Task statement:
Write out all the lines again, precisely as they stand, but without the images.
--*--
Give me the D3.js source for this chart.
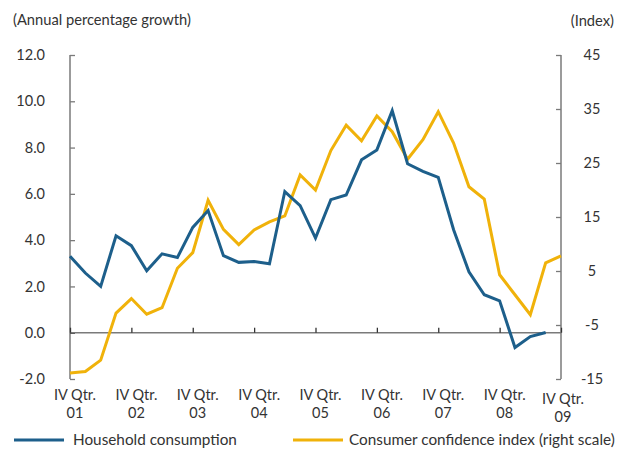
<!DOCTYPE html>
<html>
<head>
<meta charset="utf-8">
<script src="https://cdn.jsdelivr.net/npm/d3@7"></script>
<style>
  html, body { margin: 0; padding: 0; background: #fff; }
  svg { display: block; }
  text { font-family: Lato, "Open Sans", sans-serif; fill: #333; }
</style>
</head>
<body>
<svg id="chart" width="624" height="449"></svg>
<script>
// Quarters from IV 2001 to IV 2009
const quarters = [
  "IV-01","I-02","II-02","III-02","IV-02","I-03","II-03","III-03","IV-03",
  "I-04","II-04","III-04","IV-04","I-05","II-05","III-05","IV-05",
  "I-06","II-06","III-06","IV-06","I-07","II-07","III-07","IV-07",
  "I-08","II-08","III-08","IV-08","I-09","II-09","III-09","IV-09"
];
// Household consumption, annual % growth (left scale), IV-01 .. III-09
const householdConsumption = [
  3.3, 2.58, 2.0, 4.19, 3.76, 2.68, 3.41, 3.25, 4.55,
  5.28, 3.33, 3.04, 3.08, 2.98, 6.1, 5.49, 4.09,
  5.75, 5.95, 7.47, 7.9, 9.59, 7.3, 6.97, 6.71,
  4.45, 2.63, 1.64, 1.38, -0.64, -0.17, 0.01
];
// Consumer confidence index (right scale), IV-01 .. IV-09
const consumerConfidence = [
  -13.9, -13.6, -11.5, -2.8, -0.1, -3.0, -1.8, 5.5, 8.4,
  18.1, 12.7, 9.9, 12.6, 14.1, 15.2, 22.8, 20.0,
  27.3, 32.0, 29.1, 33.7, 30.8, 25.7, 29.3, 34.5,
  28.7, 20.6, 18.3, 4.3, 0.6, -3.1, 6.5, 7.8
];
const leftTicks = [-2, 0, 2, 4, 6, 8, 10, 12];
const rightTicks = [-15, -5, 5, 15, 25, 35, 45];
const xTickQuarters = ["IV-01","IV-02","IV-03","IV-04","IV-05","IV-06","IV-07","IV-08","IV-09"];
const xTickYears = ["01","02","03","04","05","06","07","08","09"];
const seriesNames = ["Household consumption", "Consumer confidence index (right scale)"];
const leftTitle = "(Annual percentage growth)";
const rightTitle = "(Index)";

const colors = { blue: "#1d5f8b", yellow: "#f0b20a", axis: "#7a7a7a" };

const svg = d3.select("#chart");
const L = 70, R = 561, T = 55, B = 379;

const x = d3.scalePoint().domain(quarters).range([L, R]);
const yL = d3.scaleLinear().domain([-2, 12]).range([B, T]);
const yR = d3.scaleLinear().domain([-15, 45]).range([B, T]);

const fmt = d => d3.format(".1f")(d).replace("\u2212", "-");

// Left axis
const leftAxis = svg.append("g").attr("transform", `translate(${L},0)`)
  .call(d3.axisRight(yL).tickValues(leftTicks).tickSize(5).tickFormat(""));
leftAxis.select(".domain").attr("stroke", colors.axis).attr("stroke-width", 1.5).attr("d", `M0,${T}V${B}`);
leftAxis.selectAll(".tick line").attr("stroke", colors.axis).attr("stroke-width", 1.3);
leftAxis.selectAll(".tick").filter(d => d === 0).select("line").attr("stroke", "#222");

svg.append("g").selectAll("text").data(leftTicks).join("text")
  .attr("x", 45).attr("y", d => yL(d)).attr("dy", "0.35em")
  .attr("text-anchor", "end").attr("font-size", 14.5)
  .text(fmt);

// Right axis
const rightAxis = svg.append("g").attr("transform", `translate(${R},0)`)
  .call(d3.axisLeft(yR).tickValues(rightTicks).tickSize(5).tickFormat(""));
rightAxis.select(".domain").attr("stroke", colors.axis).attr("stroke-width", 1.5).attr("d", `M0,${T}V${B}`);
rightAxis.selectAll(".tick line").attr("stroke", colors.axis).attr("stroke-width", 1.3);

svg.append("g").selectAll("text").data(rightTicks).join("text")
  .attr("x", 592).attr("y", d => yR(d)).attr("dy", "0.35em")
  .attr("text-anchor", "middle").attr("font-size", 14.5)
  .text(d => String(d));

// X axis at zero line
const xAxis = svg.append("g").attr("transform", `translate(0,${yL(0)})`)
  .call(d3.axisTop(x).tickValues(xTickQuarters).tickSize(5).tickFormat(""));
xAxis.select(".domain").attr("stroke", colors.axis).attr("stroke-width", 1.5).attr("d", `M${L},0H${R}`);
xAxis.selectAll(".tick line").attr("stroke", "#333").attr("stroke-width", 1.3);

const xl = svg.append("g").selectAll("g").data(xTickQuarters).join("g")
  .attr("transform", (d, i) => {
    const last = i === xTickQuarters.length - 1;
    return `translate(${x(d) + (last ? 2 : 5)},${last ? 4 : 0})`;
  });
xl.append("text").attr("y", 395).attr("dy", "0.35em").attr("text-anchor", "middle")
  .attr("font-size", 14.5).text("IV Qtr.");
xl.append("text").attr("y", 413).attr("dy", "0.35em").attr("text-anchor", "middle")
  .attr("font-size", 14.5).text((d, i) => xTickYears[i]);

// Lines
const lineL = d3.line().x((d, i) => x(quarters[i])).y(d => yL(d));
const lineR = d3.line().x((d, i) => x(quarters[i])).y(d => yR(d));

svg.append("path").datum(consumerConfidence)
  .attr("d", lineR).attr("fill", "none").attr("stroke", colors.yellow)
  .attr("stroke-width", 3).attr("stroke-linejoin", "miter");
svg.append("path").datum(householdConsumption)
  .attr("d", lineL).attr("fill", "none").attr("stroke", colors.blue)
  .attr("stroke-width", 3).attr("stroke-linejoin", "miter");

// Titles
svg.append("text").attr("x", 13).attr("y", 20).attr("dy", "0.35em")
  .attr("font-size", 14.7).text(leftTitle);
svg.append("text").attr("x", 614).attr("y", 21).attr("dy", "0.35em")
  .attr("text-anchor", "end").attr("font-size", 14.7).text(rightTitle);

// Legend
const legendItems = [
  { name: seriesNames[0], color: colors.blue, x1: 14, x2: 64, tx: 73 },
  { name: seriesNames[1], color: colors.yellow, x1: 293, x2: 343, tx: 349 }
];
const lg = svg.append("g").selectAll("g").data(legendItems).join("g");
lg.append("line").attr("x1", d => d.x1).attr("x2", d => d.x2)
  .attr("y1", 440).attr("y2", 440).attr("stroke", d => d.color).attr("stroke-width", 3);
lg.append("text").attr("x", d => d.tx).attr("y", 440).attr("dy", "0.35em")
  .attr("font-size", 15.3).text(d => d.name);
</script>
</body>
</html>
--*--
Full output:
Give me the D3.js source for this chart.
<!DOCTYPE html>
<html>
<head>
<meta charset="utf-8">
<script src="https://cdn.jsdelivr.net/npm/d3@7"></script>
<style>
  html, body { margin: 0; padding: 0; background: #fff; }
  svg { display: block; }
  text { font-family: Lato, "Open Sans", sans-serif; fill: #333; }
</style>
</head>
<body>
<svg id="chart" width="624" height="449"></svg>
<script>
// Quarters from IV 2001 to IV 2009
const quarters = [
  "IV-01","I-02","II-02","III-02","IV-02","I-03","II-03","III-03","IV-03",
  "I-04","II-04","III-04","IV-04","I-05","II-05","III-05","IV-05",
  "I-06","II-06","III-06","IV-06","I-07","II-07","III-07","IV-07",
  "I-08","II-08","III-08","IV-08","I-09","II-09","III-09","IV-09"
];
// Household consumption, annual % growth (left scale), IV-01 .. III-09
const householdConsumption = [
  3.3, 2.58, 2.0, 4.19, 3.76, 2.68, 3.41, 3.25, 4.55,
  5.28, 3.33, 3.04, 3.08, 2.98, 6.1, 5.49, 4.09,
  5.75, 5.95, 7.47, 7.9, 9.59, 7.3, 6.97, 6.71,
  4.45, 2.63, 1.64, 1.38, -0.64, -0.17, 0.01
];
// Consumer confidence index (right scale), IV-01 .. IV-09
const consumerConfidence = [
  -13.9, -13.6, -11.5, -2.8, -0.1, -3.0, -1.8, 5.5, 8.4,
  18.1, 12.7, 9.9, 12.6, 14.1, 15.2, 22.8, 20.0,
  27.3, 32.0, 29.1, 33.7, 30.8, 25.7, 29.3, 34.5,
  28.7, 20.6, 18.3, 4.3, 0.6, -3.1, 6.5, 7.8
];
const leftTicks = [-2, 0, 2, 4, 6, 8, 10, 12];
const rightTicks = [-15, -5, 5, 15, 25, 35, 45];
const xTickQuarters = ["IV-01","IV-02","IV-03","IV-04","IV-05","IV-06","IV-07","IV-08","IV-09"];
const xTickYears = ["01","02","03","04","05","06","07","08","09"];
const seriesNames = ["Household consumption", "Consumer confidence index (right scale)"];
const leftTitle = "(Annual percentage growth)";
const rightTitle = "(Index)";

const colors = { blue: "#1d5f8b", yellow: "#f0b20a", axis: "#7a7a7a" };

const svg = d3.select("#chart");
const L = 70, R = 561, T = 55, B = 379;

const x = d3.scalePoint().domain(quarters).range([L, R]);
const yL = d3.scaleLinear().domain([-2, 12]).range([B, T]);
const yR = d3.scaleLinear().domain([-15, 45]).range([B, T]);

const fmt = d => d3.format(".1f")(d).replace("\u2212", "-");

// Left axis
const leftAxis = svg.append("g").attr("transform", `translate(${L},0)`)
  .call(d3.axisRight(yL).tickValues(leftTicks).tickSize(5).tickFormat(""));
leftAxis.select(".domain").attr("stroke", colors.axis).attr("stroke-width", 1.5).attr("d", `M0,${T}V${B}`);
leftAxis.selectAll(".tick line").attr("stroke", colors.axis).attr("stroke-width", 1.3);
leftAxis.selectAll(".tick").filter(d => d === 0).select("line").attr("stroke", "#222");

svg.append("g").selectAll("text").data(leftTicks).join("text")
  .attr("x", 45).attr("y", d => yL(d)).attr("dy", "0.35em")
  .attr("text-anchor", "end").attr("font-size", 14.5)
  .text(fmt);

// Right axis
const rightAxis = svg.append("g").attr("transform", `translate(${R},0)`)
  .call(d3.axisLeft(yR).tickValues(rightTicks).tickSize(5).tickFormat(""));
rightAxis.select(".domain").attr("stroke", colors.axis).attr("stroke-width", 1.5).attr("d", `M0,${T}V${B}`);
rightAxis.selectAll(".tick line").attr("stroke", colors.axis).attr("stroke-width", 1.3);

svg.append("g").selectAll("text").data(rightTicks).join("text")
  .attr("x", 592).attr("y", d => yR(d)).attr("dy", "0.35em")
  .attr("text-anchor", "middle").attr("font-size", 14.5)
  .text(d => String(d));

// X axis at zero line
const xAxis = svg.append("g").attr("transform", `translate(0,${yL(0)})`)
  .call(d3.axisTop(x).tickValues(xTickQuarters).tickSize(5).tickFormat(""));
xAxis.select(".domain").attr("stroke", colors.axis).attr("stroke-width", 1.5).attr("d", `M${L},0H${R}`);
xAxis.selectAll(".tick line").attr("stroke", "#333").attr("stroke-width", 1.3);

const xl = svg.append("g").selectAll("g").data(xTickQuarters).join("g")
  .attr("transform", (d, i) => {
    const last = i === xTickQuarters.length - 1;
    return `translate(${x(d) + (last ? 2 : 5)},${last ? 4 : 0})`;
  });
xl.append("text").attr("y", 395).attr("dy", "0.35em").attr("text-anchor", "middle")
  .attr("font-size", 14.5).text("IV Qtr.");
xl.append("text").attr("y", 413).attr("dy", "0.35em").attr("text-anchor", "middle")
  .attr("font-size", 14.5).text((d, i) => xTickYears[i]);

// Lines
const lineL = d3.line().x((d, i) => x(quarters[i])).y(d => yL(d));
const lineR = d3.line().x((d, i) => x(quarters[i])).y(d => yR(d));

svg.append("path").datum(consumerConfidence)
  .attr("d", lineR).attr("fill", "none").attr("stroke", colors.yellow)
  .attr("stroke-width", 3).attr("stroke-linejoin", "miter");
svg.append("path").datum(householdConsumption)
  .attr("d", lineL).attr("fill", "none").attr("stroke", colors.blue)
  .attr("stroke-width", 3).attr("stroke-linejoin", "miter");

// Titles
svg.append("text").attr("x", 13).attr("y", 20).attr("dy", "0.35em")
  .attr("font-size", 14.7).text(leftTitle);
svg.append("text").attr("x", 614).attr("y", 21).attr("dy", "0.35em")
  .attr("text-anchor", "end").attr("font-size", 14.7).text(rightTitle);

// Legend
const legendItems = [
  { name: seriesNames[0], color: colors.blue, x1: 14, x2: 64, tx: 73 },
  { name: seriesNames[1], color: colors.yellow, x1: 293, x2: 343, tx: 349 }
];
const lg = svg.append("g").selectAll("g").data(legendItems).join("g");
lg.append("line").attr("x1", d => d.x1).attr("x2", d => d.x2)
  .attr("y1", 440).attr("y2", 440).attr("stroke", d => d.color).attr("stroke-width", 3);
lg.append("text").attr("x", d => d.tx).attr("y", 440).attr("dy", "0.35em")
  .attr("font-size", 15.3).text(d => d.name);
</script>
</body>
</html>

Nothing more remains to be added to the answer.